Data-driven analysis sharpens many arguments around Mayweather’s record, but it also exposes gaps worth noting. Public punch-counting systems like Compubox are limited by human operators and can undercount certain exchanges; historical fight film varies in quality; and opponent-adjusted models depend heavily on how you weight activity versus peak performance. Beyond raw numbers, qualitative factors — fighter mentality, training camp dynamics, and promotional incentives — remain difficult to quantify but materially affect match outcomes.

  • Sample-size effects: fewer fights in the highest-profile years make per-fight averages more influential in any aggregate metric.
  • Contextual decay: opponent form, age, and ring rust are often imperfectly represented in ratings and require careful adjustment.
  • Measurement bias: visible defensive mastery (e.g., shoulder rolls) may not translate cleanly into punch-stat tallies, underestimating certain skill sets.

Legacy, Numbers, and the Ongoing Debate

Statistical analysis does not put Mayweather’s career into a single box — nor should it. What numbers provide is a structured way to separate verifiable patterns (efficiency, opponent-adjusted value, activity rhythms) from rhetoric. For fans and analysts alike, that separation clarifies which debates are empirical and which rest on values or aesthetics. Ultimately, the 50-0 line is both an artifact of elite in-ring craft and of deliberate career management; understanding both elements is necessary to make fair, evidence-based assessments. For those who want to explore the primary fight records and box-score archives that underpin many of these metrics, databases such as BoxRec remain a practical starting point.

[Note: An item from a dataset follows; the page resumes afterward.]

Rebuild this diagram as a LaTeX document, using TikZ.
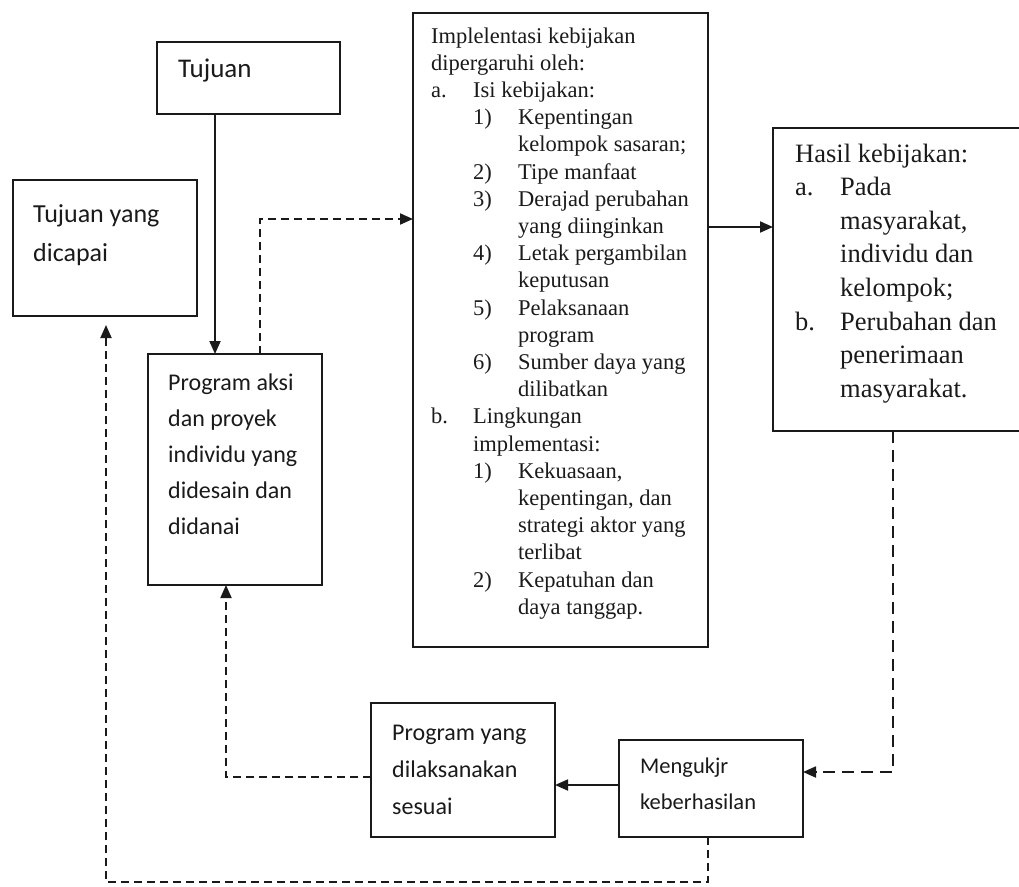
\documentclass[tikz,border=0pt]{standalone}
\usepackage{fontspec}
\setmainfont{Liberation Serif}
\newfontfamily\calfont{Carlito}
\usetikzlibrary{arrows.meta,calc}
\definecolor{ink}{HTML}{1A1A1A}
\tikzset{
  box/.style={draw=ink, line width=1.8pt, anchor=north west, inner sep=0pt, outer sep=0pt},
  arr/.style={line width=1.8pt, draw=ink, -{Triangle[length=13pt,width=11pt]}},
  darr/.style={arr, dash pattern=on 8pt off 5pt},
  sertxt/.style={anchor=base west, inner sep=0pt, text=ink, font=\fontsize{22.5}{27}\selectfont},
  hastxt/.style={anchor=base west, inner sep=0pt, text=ink, font=\fontsize{26.5}{32}\selectfont},
  caltxt/.style={anchor=base west, inner sep=0pt, text=ink, font=\calfont\fontsize{24}{28}\selectfont},
}
\begin{document}
\begin{tikzpicture}[x=1pt,y=-1pt]
\useasboundingbox (0,0) rectangle (1019,886);
% boxes
\node[box, minimum width=183pt, minimum height=72pt]  (tujuan)  at (157,42)  {};
\node[box, minimum width=184pt, minimum height=136pt] (dicapai) at (13,180)  {};
\node[box, minimum width=174pt, minimum height=231pt] (aksi)    at (148,354) {};
\node[box, minimum width=295pt, minimum height=634pt] (impl)    at (413,13)  {};
\node[box, minimum width=270pt, minimum height=303pt] (hasil)   at (773,128) {};
\node[box, minimum width=184pt, minimum height=134pt] (prog)    at (371,703) {};
\node[box, minimum width=184pt, minimum height=97pt]  (ukur)    at (619,740) {};
% texts
\node[caltxt, font=\calfont\fontsize{27}{30}\selectfont] (t-tujuan) at (178,77) {Tujuan};
\node[caltxt, font=\calfont\fontsize{26}{30}\selectfont] (t-dic1) at (33,222) {Tujuan yang};
\node[caltxt, font=\calfont\fontsize{26}{30}\selectfont] (t-dic2) at (33,261) {dicapai};
\foreach \t [count=\k] in {Program aksi, dan proyek, individu yang, didesain dan, didanai}
  \node[caltxt] (t-aksi\k) at (168,{390+36*(\k-1)}) {\t};
\foreach \t [count=\k] in {Program yang, dilaksanakan, sesuai}
  \node[caltxt] (t-prog\k) at (392,{740+37*(\k-1)}) {\t};
\foreach \t [count=\k] in {Mengukjr, keberhasilan}
  \node[caltxt, font=\calfont\fontsize{22.5}{28}\selectfont] (t-ukur\k) at (640,{773+36*(\k-1)}) {\t};
\foreach \n/\x/\t [count=\k] in {
  1/431/Implelentasi kebijakan, 2/431/dipergaruhi oleh:,
  3/431/a., 3/473/Isi kebijakan:,
  4/473/1), 4/518/Kepentingan, 5/518/kelompok sasaran;,
  6/473/2), 6/518/Tipe manfaat,
  7/473/3), 7/518/Derajad perubahan, 8/518/yang diinginkan,
  9/473/4), 9/518/Letak pergambilan, 10/518/keputusan,
  11/473/5), 11/518/Pelaksanaan, 12/518/program,
  13/473/6), 13/518/Sumber daya yang, 14/518/dilibatkan,
  15/431/b., 15/473/Lingkungan, 16/473/implementasi:,
  17/473/1), 17/518/{Kekuasaan,}, 18/518/{kepentingan, dan},
  19/518/strategi aktor yang, 20/518/terlibat,
  21/473/2), 21/518/Kepatuhan dan, 22/518/daya tanggap.}
  \node[sertxt] (t-impl\k) at (\x,{43+27.2*(\n-1)}) {\t};
\foreach \n/\x/\t [count=\k] in {
  1/795/Hasil kebijakan:, 2/795/a., 2/840/Pada, 3/840/{masyarakat,},
  4/840/individu dan, 5/840/kelompok;, 6/795/b., 6/840/Perubahan dan,
  7/840/penerimaan, 8/840/masyarakat.}
  \node[hastxt] (t-has\k) at (\x,{162+33.6*(\n-1)}) {\t};
% connectors
\draw[arr]  ($(tujuan.south west)+(58,0)$) -- ($(aksi.north west)+(67,0)$);
\draw[darr] ($(aksi.north west)+(112,0)$) |- ($(impl.north west)+(0,206)$);
\draw[arr]  ($(impl.north east)+(0,214)$) -- ($(hasil.north west)+(0,99)$);
\draw[darr, dash pattern=on 12pt off 7pt] ($(hasil.south west)+(120,0)$) |- ($(ukur.north east)+(0,32)$);
\draw[arr]  ($(ukur.north west)+(0,45)$) -- ($(prog.north east)+(0,82)$);
\draw[darr] ($(prog.north west)+(0,74)$) -| ($(aksi.south west)+(78,0)$);
\draw[darr, shorten >=9pt] ($(ukur.south west)+(89,0)$) -- ++(0,45) -| ($(dicapai.south west)+(93,0)$);
\end{tikzpicture}
\end{document}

Frequently Asked Questions

Does Mayweather’s 50-0 record automatically make him the greatest boxer ever?

No. The 50-0 record is an important, rare achievement, but “greatest ever” evaluations combine many dimensions: quality of opposition, dominance within weight classes, cross-era comparisons, knockout power, activity level, and subjective judgement about competition and style. Statistics place Mayweather among the most efficient and defensively elite fighters, but they are one input among several in any all-time ranking.

How do advanced metrics change how we view Mayweather’s fights?

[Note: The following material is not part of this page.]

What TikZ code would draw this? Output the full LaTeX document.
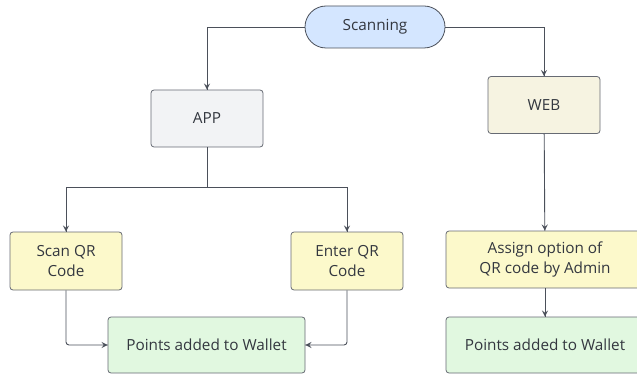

Advanced metrics — opponent-adjusted ratings, ELO-style systems, and punch-efficiency models — provide clearer context for each win by accounting for opponent quality, era effects, and per-fight impact. They tend to elevate Mayweather’s standing on defensive and efficiency measures while highlighting that his lower knockout rate affects raw finishing indexes. These tools reduce reliance on simple win/loss counts and help compare across differing activity levels and weight classes.

Where can I find the fight-by-fight statistics mentioned in the article?

Fight-by-fight data can be found in public archives and specialized services: BoxRec maintains bout records and basic stats, Compubox supplies rounded punch-count data for many televised events, and athletic commission reports sometimes include official scorecards and purses. For deeper modeling, researchers combine these sources with film study and opponent-history datasets to construct opponent-adjusted metrics.